→ Objective
Only the lines from the start of the data below through the line that contains "import pandas as pd" are to be copied, exactly and without pictures.

→ Provided material

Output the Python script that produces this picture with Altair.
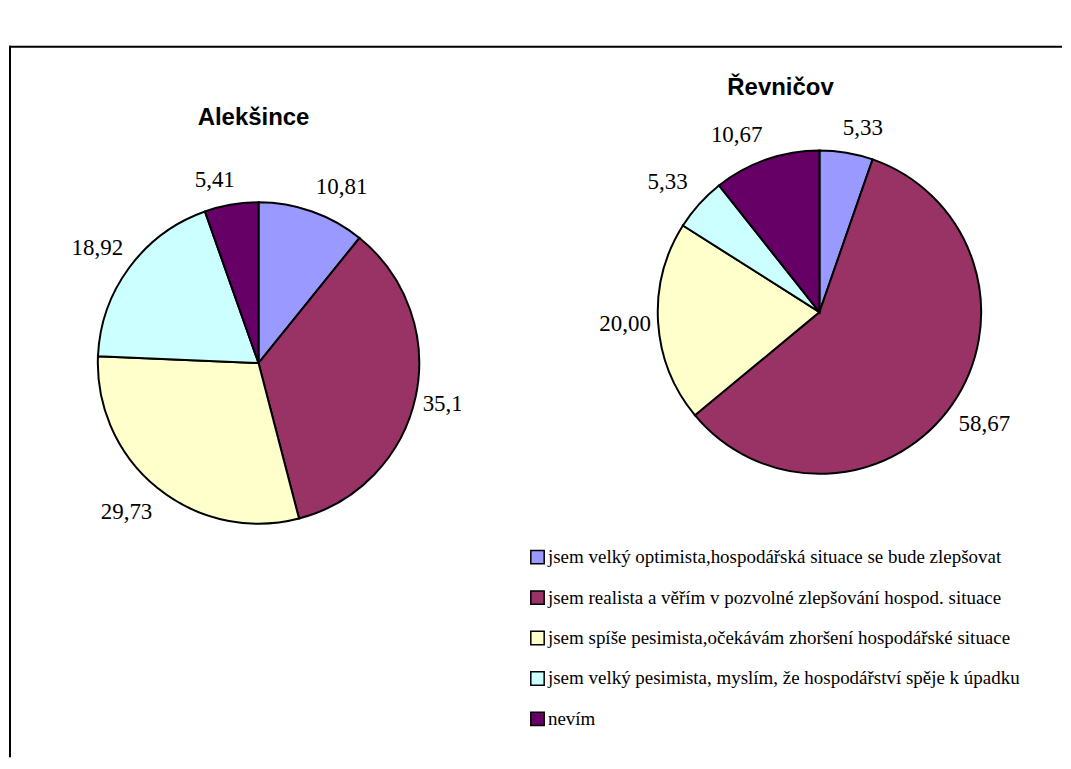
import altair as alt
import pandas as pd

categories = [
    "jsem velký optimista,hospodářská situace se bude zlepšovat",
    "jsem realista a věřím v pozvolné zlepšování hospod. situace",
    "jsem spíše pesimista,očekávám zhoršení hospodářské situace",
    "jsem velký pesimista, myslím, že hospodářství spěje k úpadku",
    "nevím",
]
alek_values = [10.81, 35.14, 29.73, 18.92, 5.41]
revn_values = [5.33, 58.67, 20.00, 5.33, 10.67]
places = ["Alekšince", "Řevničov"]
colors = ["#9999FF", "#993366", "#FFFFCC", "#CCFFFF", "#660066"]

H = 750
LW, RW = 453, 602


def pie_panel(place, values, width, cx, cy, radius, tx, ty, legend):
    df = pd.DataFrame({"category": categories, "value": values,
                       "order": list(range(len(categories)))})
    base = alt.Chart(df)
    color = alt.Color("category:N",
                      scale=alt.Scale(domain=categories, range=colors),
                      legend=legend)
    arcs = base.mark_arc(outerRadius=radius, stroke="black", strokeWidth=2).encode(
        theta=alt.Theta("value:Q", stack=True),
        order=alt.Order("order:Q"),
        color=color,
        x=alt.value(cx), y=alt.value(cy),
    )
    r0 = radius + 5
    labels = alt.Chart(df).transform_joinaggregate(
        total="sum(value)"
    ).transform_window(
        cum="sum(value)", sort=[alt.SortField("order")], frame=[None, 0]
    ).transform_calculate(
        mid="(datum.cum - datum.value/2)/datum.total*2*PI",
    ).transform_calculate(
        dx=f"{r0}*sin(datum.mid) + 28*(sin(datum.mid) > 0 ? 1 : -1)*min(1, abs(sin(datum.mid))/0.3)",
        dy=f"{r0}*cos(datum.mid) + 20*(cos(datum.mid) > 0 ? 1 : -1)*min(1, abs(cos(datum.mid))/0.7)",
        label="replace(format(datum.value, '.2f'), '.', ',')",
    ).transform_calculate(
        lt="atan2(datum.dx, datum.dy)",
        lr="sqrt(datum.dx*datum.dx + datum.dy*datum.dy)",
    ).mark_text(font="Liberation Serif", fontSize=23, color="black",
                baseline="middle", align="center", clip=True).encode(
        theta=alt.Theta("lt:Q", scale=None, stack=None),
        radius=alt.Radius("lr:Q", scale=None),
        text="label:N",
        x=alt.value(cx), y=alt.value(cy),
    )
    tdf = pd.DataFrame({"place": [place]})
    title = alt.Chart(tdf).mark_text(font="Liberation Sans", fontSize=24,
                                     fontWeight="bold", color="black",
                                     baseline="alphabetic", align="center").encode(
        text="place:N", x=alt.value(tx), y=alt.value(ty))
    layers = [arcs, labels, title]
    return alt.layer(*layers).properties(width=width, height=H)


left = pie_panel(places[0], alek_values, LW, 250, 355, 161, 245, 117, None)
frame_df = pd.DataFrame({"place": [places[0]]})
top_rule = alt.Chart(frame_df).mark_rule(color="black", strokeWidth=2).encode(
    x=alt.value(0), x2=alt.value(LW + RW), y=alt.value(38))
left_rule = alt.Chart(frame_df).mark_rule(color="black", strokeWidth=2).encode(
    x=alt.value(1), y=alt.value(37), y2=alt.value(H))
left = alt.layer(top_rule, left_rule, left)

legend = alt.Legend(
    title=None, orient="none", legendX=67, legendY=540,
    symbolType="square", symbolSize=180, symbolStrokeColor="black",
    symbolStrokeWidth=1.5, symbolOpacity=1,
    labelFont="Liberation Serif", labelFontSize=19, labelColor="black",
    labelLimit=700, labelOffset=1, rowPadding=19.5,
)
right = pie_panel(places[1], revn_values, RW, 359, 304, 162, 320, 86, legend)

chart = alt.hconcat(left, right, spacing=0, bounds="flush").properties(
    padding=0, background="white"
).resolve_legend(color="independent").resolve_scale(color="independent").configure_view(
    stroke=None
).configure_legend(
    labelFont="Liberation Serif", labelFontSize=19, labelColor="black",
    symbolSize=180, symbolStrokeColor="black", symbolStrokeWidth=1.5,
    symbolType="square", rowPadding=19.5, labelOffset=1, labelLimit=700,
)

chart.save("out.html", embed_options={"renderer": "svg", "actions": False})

→ Correct output
Output the Python script that produces this picture with Altair.
import altair as alt
import pandas as pd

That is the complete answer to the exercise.